First reaction was one of disbelief

When the Snows first talked to police after the homicide, each had the same reaction.

Not Kate.

"I know Kate didn't do it because she loved Sharon, and Sharon thought the world of Kate," Nellie Snow said, recalling her initial belief about Hofmann.

But in the weeks after the homicide, Snow said, Hofmann seemed as if "she couldn't wait to get rid of us" when they would meet with her to deal with Sharon Snow's things.

And police told her that Hofmann was trying to collect on Snow's life-insurance policies, which were worth more than $115,000. After a few more awkward interactions with Hofmann, Nellie Snow decided on one more test.

When Hofmann came to their home to return a trunk that had been in the family for years, Snow sat across the kitchen table from her, with the question stewing in her mind.

"So I just got up and said it loud -- as loud as I could say it," Snow said. "I said, ‘Kate, did you shoot Sharon in the back with your gun?'"

Hofmann left. The Snows became convinced of her guilt and would later fight to block her from their daughter's estate.

A will with Snow's signature, made out four months before her death, said that she left everything to Hofmann upon her death.

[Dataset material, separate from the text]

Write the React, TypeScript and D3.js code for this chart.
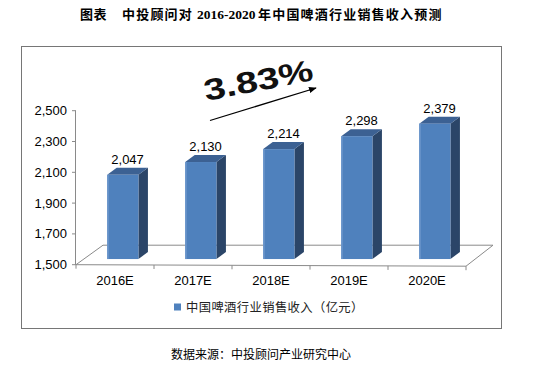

In January 2006, the Snows filed their wrongful-death lawsuit, which asked a judge to award the Snows all of their daughter's estate.

The civil lawsuit relied in part on conversations with police, though attorneys for the Snows also did their own investigation and came away puzzled that the criminal case had stalled.

"I thought it was very surprising that she (Hofmann) wasn't charged," said W. David White, an attorney in Dobson who filed the wrongful-death lawsuit.

"I've been practicing law for 29 years, almost, and I've handled quite a few criminal cases," White said. "I just felt like the evidence there, a lot of it was circumstantial, but I felt like it was a pretty good case."

Here are some of the allegations in the civil lawsuit:

□ That Stout and Hoffman began an affair in November 2003, and e-mailed each other regularly to express their love.

□ That a week before Snow's death, Hofmann bought a key to her and Snow's home. She then met Stout at a restaurant in Kernersville, and gave her the key.

□ That Hofmann waited an hour to call 911, and that paramedics would testify that Snow had been dead at least that long when they arrived.

□ That Hofmann had gunshot residue on her clothes, an indication that she had been near a gun when it was fired.

A search warrant for Hofmann's computer was part of the early investigation, but it was sealed by a judge. There also was a search warrant served on Hofmann when she was arrested. A judge sealed it too.

Hofmann and Stout denied the lawsuit allegations in court filings. They and the Snows settled the lawsuit with the help of a mediator, including the dispute over the life-insurance policies, which the Snows said they received in the settlement. Hofmann kept the house, which had little of the mortgage paid, Snow's car and $15,000, the Snows said.

What remains a puzzle is what changed in recent months and led to an arrest. The case has changed hands twice at the police department, winding up with Detective Sean Flynn last year. The prosecutor handling the case retired and a new one took the case, which could be a factor in the decision to charge Hofmann. A prosecutor's opinion on whether a case has become strong enough for trial is often the final word on whether charges get filed.

Fear of not getting a fair jury pool

As they wait for the trial, some of Hofmann's supporters fear that she may have difficulty getting a fair jury pool because she is a lesbian, and some believe that police focused solely on her for that reason, said the supporter who spoke on condition of anonymity.

"Why is it OK for a heterosexual man to find another partner and quickly remarry, but if a lesbian does this, she comes under suspicion of murder?" the friend said.

Capt. David Clayton, who oversees detectives, said that prejudice plays no part in the investigation.

"Nothing can be further from the truth," Clayton said.

Police follow leads wherever they go, he said, and anyone who believes they have a tip about the case should contact them.

"As in any investigation, you investigate it thoroughly, you investigate without prejudice, and you present the facts and go forward."